The BBC cares more about Asian aunties from Bradford and a rapper called Big Zuu than it does about the Greatest Story Ever Told

Mar 28, 2024 by

by Quentin Letts, Daily Mail:

This is Holy Week, the most sombre, ultimately dazzling seven days in the Christian year, but you would not know it from our national broadcaster.

On Good Friday, the day that marks the Crucifixion, BBC One will be showing Wallace and Gromit’s Were-Rabbit adventure and a 2021 American comedy, Ghostbusters: Afterlife. That will be followed by some drama about a clairvoyant. If you suspect BBC One is laughing at belief in eternal life, you might not be wrong.

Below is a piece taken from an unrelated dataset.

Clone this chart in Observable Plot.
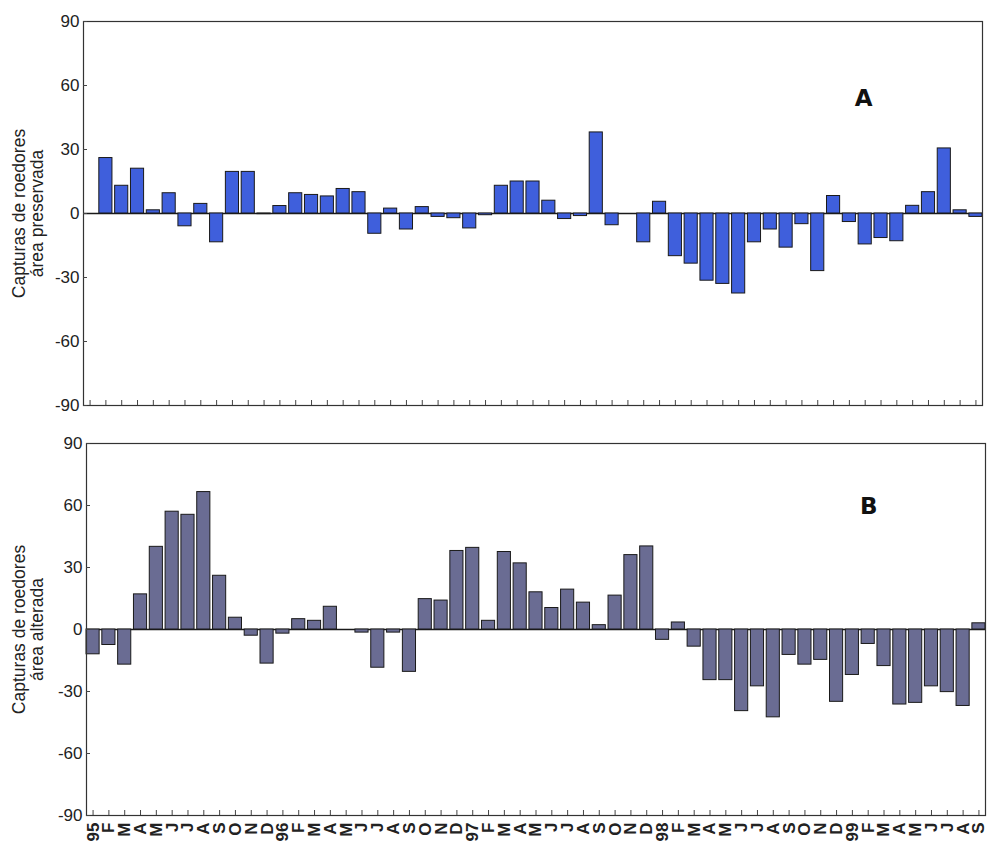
<!DOCTYPE html>
<html>
<head>
<meta charset="utf-8">
<script src="https://cdn.jsdelivr.net/npm/d3@7"></script>
<script src="https://cdn.jsdelivr.net/npm/@observablehq/plot@0.6"></script>
<style>
  body { margin: 0; background: #fff; }
  #wrap { position: relative; width: 987px; height: 851px; overflow: hidden; }
  #panelA { position: absolute; left: 0; top: 0; }
  #panelB { position: absolute; left: 0; top: 420px; }
</style>
</head>
<body>
<div id="wrap"><div id="panelA"></div><div id="panelB"></div></div>
<script>
// Month tick labels, Jan 1995 – Sep 1999
const monthLabels = [
  "95","F","M","A","M","J","J","A","S","O","N","D",
  "96","F","M","A","M","J","J","A","S","O","N","D",
  "97","F","M","A","M","J","J","A","S","O","N","D",
  "98","F","M","A","M","J","J","A","S","O","N","D",
  "99","F","M","A","M","J","J","A","S"
];

// A: Capturas de roedores – área preservada (Jan 95 has no bar)
const areaPreservada = [
  null, 26, 13, 21, 1.5, 9.5, -6, 4.5, -13.5, 19.5, 19.5, -0.3,
  3.5, 9.5, 8.7, 8, 11.5, 10, -9.5, 2.3, -7.5, 3, -1.6, -2.2,
  -7, -0.8, 13, 15, 15, 6, -2.6, -1.2, 38, -5.5, 0, -13.5,
  5.5, -20, -23.5, -31.5, -33, -37.5, -13.5, -7.5, -16, -5, -27, 8.2,
  -4, -14.5, -11.5, -13, 3.6, 10, 30.5, 1.5, -1.6
];

// B: Capturas de roedores – área alterada
const areaAlterada = [
  -12, -7.5, -17, 17, 40, 57, 55.5, 66.5, 26, 5.7, -3, -16.5,
  -2, 5, 4.2, 11, 0, -1.5, -18.5, -1.5, -20.5, 14.7, 14, 38,
  39.5, 4.2, 37.5, 32, 18, 10.4, 19.3, 13, 2.1, 16.4, 36, 40.2,
  -5, 3.4, -8.3, -24.5, -24.5, -39.5, -27.5, -42.5, -12.3, -17, -14.7, -35,
  -22, -7, -17.7, -36.3, -35.5, -27.5, -30.3, -37, 3
];

const yTicks = [-90, -60, -30, 0, 30, 60, 90];
const months = d3.range(monthLabels.length);

const fontFamily = "'Liberation Sans', Arial, Helvetica, sans-serif";

function panel({values, fill, title, letter, height, marginTop, marginBottom, marginLeft, marginRight, letterDx, letterDy, showLabels}) {
  const data = months.map(i => ({i, v: values[i]})).filter(d => d.v !== null);
  const marks = [
    Plot.ruleY([0], {stroke: "#1a1a1a", strokeWidth: 1.3}),
    Plot.barY(data, {x: "i", y: "v", fill, stroke: "#1a1a1a", strokeWidth: 1}),
    Plot.frame({stroke: "#333", strokeWidth: 1.2}),
    Plot.axisY({ticks: yTicks, tickSize: 0, tickPadding: 4, tickFormat: d => String(d), fontSize: 17, label: null}),
    Plot.axisY({ticks: yTicks, tickSize: -4, tickFormat: () => "", label: null, stroke: "#444"}),
    Plot.axisX({tickSize: -5, tickFormat: () => "", label: null, stroke: "#444"}),
    Plot.text([title], {frameAnchor: "left", dx: -marginLeft + 11, rotate: -90, textAnchor: "middle", lineAnchor: "top", lineHeight: 1.05, fontSize: 17.5, fill: "#222"}),
    Plot.text([letter], {frameAnchor: "top-right", dx: letterDx, dy: letterDy, fontSize: 23, fontWeight: "bold", fill: "#111", fontFamily: "'DejaVu Sans', Arial, sans-serif"})
  ];
  if (showLabels) {
    marks.push(Plot.axisX({tickSize: 0, tickPadding: 7, tickRotate: -90, tickFormat: i => monthLabels[i], fontSize: 17, fontWeight: "bold", label: null}));
  }
  return Plot.plot({
    width: 987,
    height,
    marginTop, marginBottom, marginLeft, marginRight,
    style: {fontFamily, fontSize: "16px", color: "#222", background: "white"},
    x: {type: "band", domain: months, paddingInner: 0.17, paddingOuter: 0, axis: null},
    y: {domain: [-90, 90], axis: null},
    marks
  });
}

document.getElementById("panelA").append(panel({
  values: areaPreservada,
  fill: "#3f5fdc",
  title: "Capturas de roedores\nárea preservada",
  letter: "A",
  height: 420, marginTop: 21, marginBottom: 15, marginLeft: 83, marginRight: 5,
  letterDx: -110, letterDy: 68,
  showLabels: false
}));

document.getElementById("panelB").append(panel({
  values: areaAlterada,
  fill: "#6a6c93",
  title: "Capturas de roedores\nárea alterada",
  letter: "B",
  height: 431, marginTop: 23, marginBottom: 36, marginLeft: 86, marginRight: 2,
  letterDx: -108, letterDy: 54,
  showLabels: true
}));
</script>
</body>
</html>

The BBC, whose network goes into overdrive about secular events such as International Women’s Day or Black History Month, is hardly exerting itself for Easter. It gets more excited about the Grand National.

Its Easter programming feels perfunctory and patronising. Live TV coverage of worship will come from a single cathedral, Canterbury, where the Archbishop, Justin Welby, will be giving an 8am sermon and a mid-morning Easter address. Will he bang on about Rwanda?

There will also be a performance of Bach’s St John Passion from Cardiff, the Pope’s Urbi et Orbi message and a Songs of Praise with Aled Jones, but that will be at lunchtime when most of us will be busy.

Radio 2 will offer the Archbishop of York discussing cooking tips with a victim of the Post Office Horizon scandal and a cast member from Call the Midwife; on Radio 4, meanwhile, the Bishop of Newcastle will be reflecting on ‘the significance of the iconic Northumberland tree that was cut down last year’.